The primary key of a fact table has no relevance to this Time Variant Solution Design. So, the primary key should be designed to optimize BI reports that query large numbers of fact rows. The foreign keys that join to dimension tables, however, are relevant to this Time Variant Solution Design. To optimize the performance of queries that begin from the dimension tables, the Entity Keys that join to Type 1 dimension tables should each be covered by a secondary index, and the Instance Keys that join to Type 2 dimension tables should each be covered by a secondary index.

The detailed and granular data in a fact table can be summarized by any dimension hierarchy referenced in that fact table. Transactions can be summarized by a Product hierarchy up to the Department level of that hierarchy. Events can be summarized by a Labor hierarchy up to the Skill level of that hierarchy. The Time hierarchy is a ubiquitous summary scheme. Typically, a data warehouse will summarize individual transactions up to the Day and Week. From those two Time summaries, other less frequent Time summaries can be performed at run time.

The “Summary Tables” section of Chapter 11 explained that Time summaries in this Time Variant Solution Design can be defined as either Type 1 Summary tables or Type 2 Summary tables. A Type 1 Summary table is different from its source Fact table in that a Type 1 Summary table has only Entity Keys and no Instance Keys. A Type 2 Summary table is different from its source Fact table in that a Type 2 Summary table has only Instance Keys and no Entity Keys.

A Type 2 Summary table could serve both purposes as a Type 1 and Type 2 Summary table by retaining both the Entity Keys and Instance Keys. Such a hybrid Type 1/Type 2 Summary table is feasible because hierarchically all Instance Keys for an Entity Key are contained within that Entity Key. When a hybrid Type 1/Type 2 Summary table joins to a Type 1 Dimension table, a summation operation must occur again to sum the quantitative measurements up to the Entity Keys in the Summary table. When a hybrid Type 1/Type 2 Summary table joins to a Type 2 Dimension table, no additional summation operation is required to sum the quantitative measurements up to the Instance Keys in the Summary table.

The decision to deploy a Type 1 Summary table, Type 2 Summary table, or hybrid Type 1/Type 2 Summary table is a judgment call between the requirements, disk capacity, and CPU and I/O capacity of the data warehouse RDBMS.

Figure 11.8, using Simple Instance Keys, and Figure 11.9, using Compound Instance Keys, display a data warehouse that has a set of Type 1 “present state” dimension tables, a set of Type 2 “historic state” dimension tables, and a fact table that joins to both sets of dimension tables. The Type 1 “present state” dimension tables join via Entity Keys. The Type 2 “historic state” dimension tables join via Instance Keys. The fact and summary tables join via the method indicated by the set of dimension tables to which they join in an individual query. The result of these three sets of tables is a data warehouse that can present the events and transactions of the enterprise in their present and historic context.

Conceivably, a data warehouse can use a mixture of Simple and Compound Instance Keys. In practice, such a mixture of Simple and Compound Instance Keys can be very confusing.

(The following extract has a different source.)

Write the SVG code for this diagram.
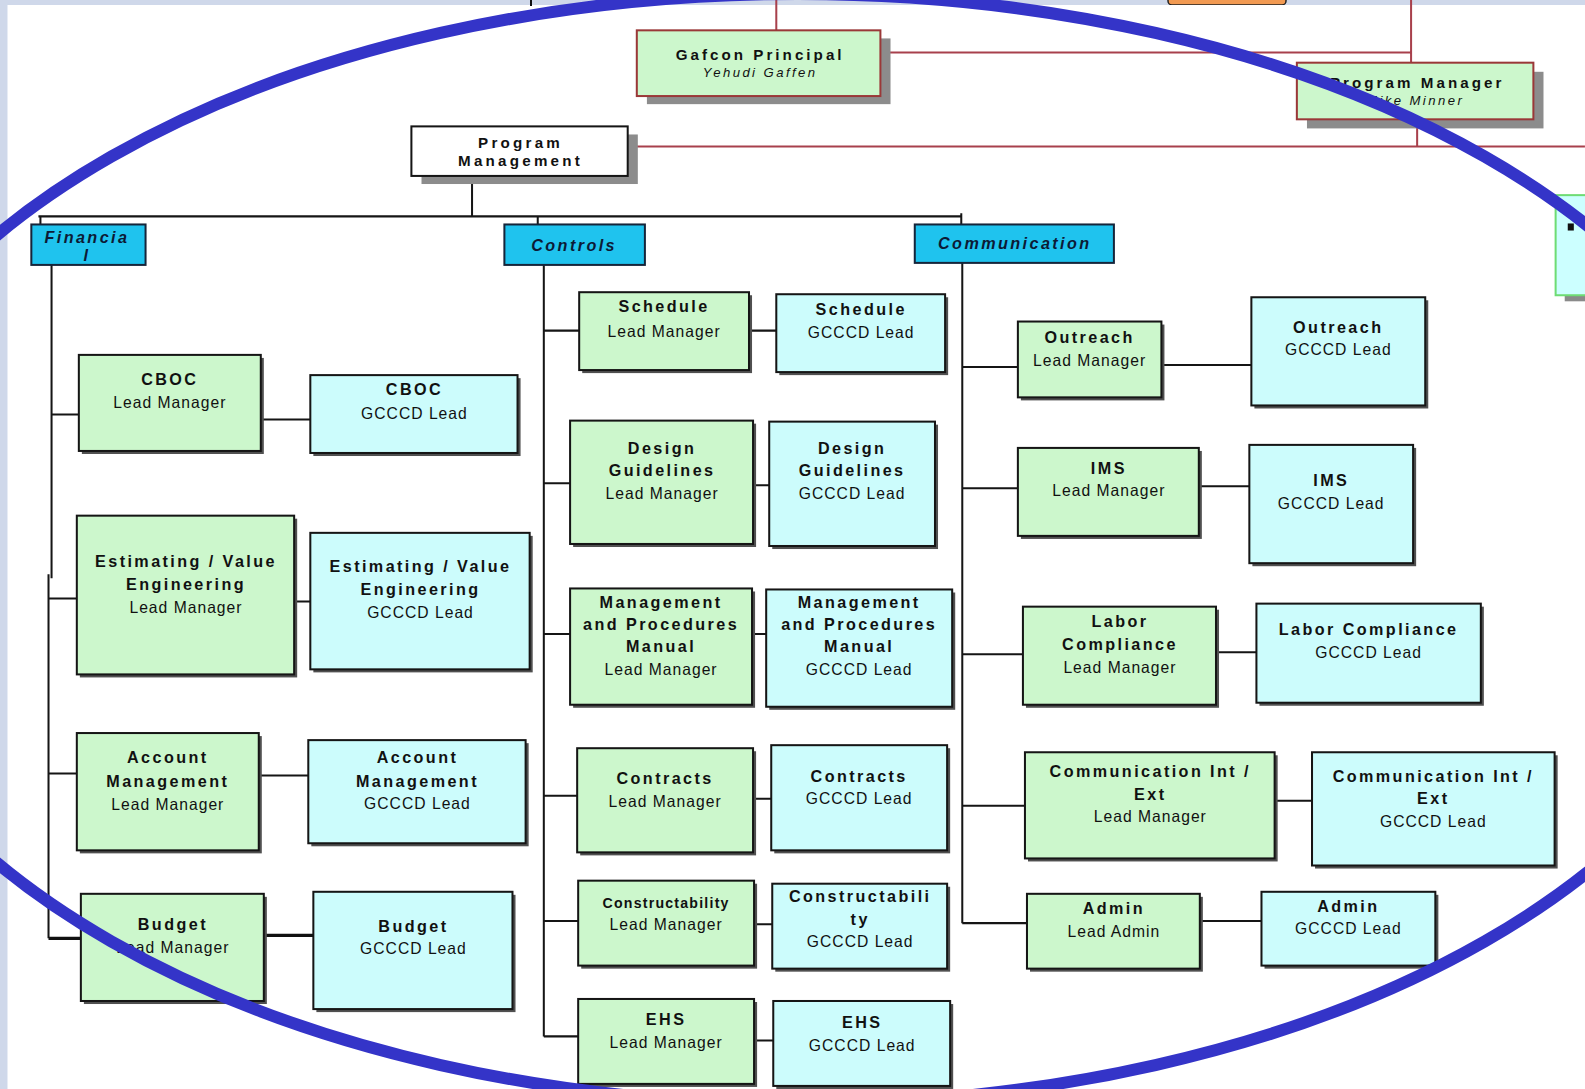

For that reason, if possible, a data warehouse should be designed using only Simple Instance Keys or only Compound Instance Keys. If that unilateral design is not an option, then a naming standard should be adopted to identify the time variant key of each table. Because every dimension table, including each Type 1 table and every Type 2 table, will retain its Entity Key and Instance Key, a table with a Simple Instance Key will look very similar to a table with a Compound Instance Key. The data warehouse users should not be required to profile the data in every dimension table to determine its key structure before using each table. For that reason, the best approach is to unilaterally use one Instance Key design (either Simple or Compound) or a naming standard that distinguishes the two from each other.